Cahiers du Réel #5 - Hommage à Marie-Pierre Duhamel

Toute une nuit

Par Catherine Giraud

Hommage à Marie-Pierre Duhamel-Müller

Grande programmatrice, Marie-Pierre Duhamel-Müller fut déléguée générale de Cinéma du réel de 2005 à 2008 mais elle fut bien plus que cela.

C’est à la formidable passeuse qu’elle était que nous rendons hommage cette année à travers une programmation emblématique de ses choix et de ses découvertes. Une nuit pour nous rappeler sa curiosité, son érudition, son inspiration et son humour.

« Ne jamais croire que l’on sait, accepter d’être pris à revers, en écharpe, dépassé. Fermer l’œil et ouvrir les yeux. Accepter de suivre l’histoire et oublier le reste. Etre heureux qu’il n’y ait pas d’histoire. Aimer ne pas tout comprendre, et avoir le sentiment d’en savoir plus. Raconter une scène, ou un plan, à d’autres, cinquante fois dans la semaine. Se laisser penser à d’autres films, et les revoir. Potasser des livres, parler à ceux qui en savent long.
« Croire à son ennui et à sa patience. Voir les ficelles, la rhétorique, le clavier de montage virtuel substitué au montage, la parole qui sautille, in, off, clic, clac. Voir à l’œuvre l’intégration des codes dominants, voir aussi quand ils sont débordés. Voir la scène qui s’étire, en dépit du bon sens, et se méfier du bon sens. Voir les films comme ils sont, et comme ils sont faits. Les pauvres moyens des pays sinistrés, l’encadrement chez les riches, la nécessité d’être conforme, le farouche besoin d’être seul.
« Supposer la salle, le noir, l’écran. Et 1800 cassettes et DVD plus tard, savoir qu’on n’a fait ni un «état des lieux », ni un « bilan », ni un manifeste. Il est temps alors de regarder le paysage éphémère que compose le programme, d’y voir l’inquiétude d’un monde d’autant plus complexe que ses maîtres le disent simple. De voir l’histoire (et celle du cinéma aussi) au travail pour que les liens se renouent, que le présent gagne en lisibilité, que l’enfance se remette à parler. De voir le cinéma documentaire rendre sensible ce qui est fugace, intérieur, à l’écart, lointain, inachevé et mouvant. Et enfin, de compter sur les spectateurs sensibles de Cinéma du Réel pour tout recomposer. »

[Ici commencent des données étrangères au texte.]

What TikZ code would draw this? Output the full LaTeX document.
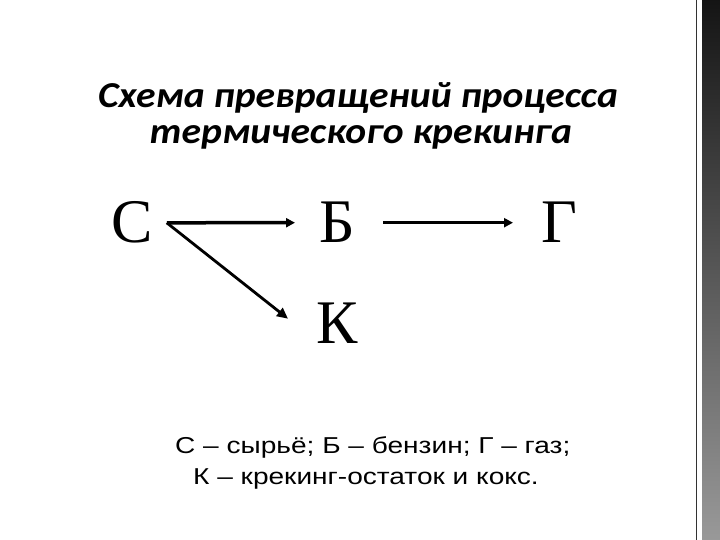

Marie Pierre Duhamel-Müller

édito du catalogue de Cinéma du réel 2006

Dans la nuit du vendredi 29 au samedi 30 mars de 20h à 8h. Cette nuit se terminera par un petit déjeuner offert aux spectateurs.


2014 | Rebelle à Los Angeles, un nouveau cinéma afro-américain

« Homme du Sud, élevé dans le ghetto de L.A., étudiant puis tuteur attentif à UCLA, Charles Burnett serait en apparence le moins directement « politique » de ces cinéastes. On dit qu’il incarne le courant « néoréaliste » du cinéma noir; il mentionne souvent l’impression que lui fit L’Homme du sud de Jean Renoir (1945), et dit avoir trouvé dans le documentaire le mode de « narration lyrique», la « calme et lente découverte de l’humanité » dont il fera sa marque. Mais si Burnett est le bluesman des travailleurs noirs, des quartiers rongés de pauvreté et menacés par la violence où l’humour et la beauté fugace des instants font barrage à l’apitoiement, il est aussi le peintre subtil des tensions de classe et des contradictions d’un monde afro-américain issu de décennies de ségrégation, de harcèlement et de dépossession. »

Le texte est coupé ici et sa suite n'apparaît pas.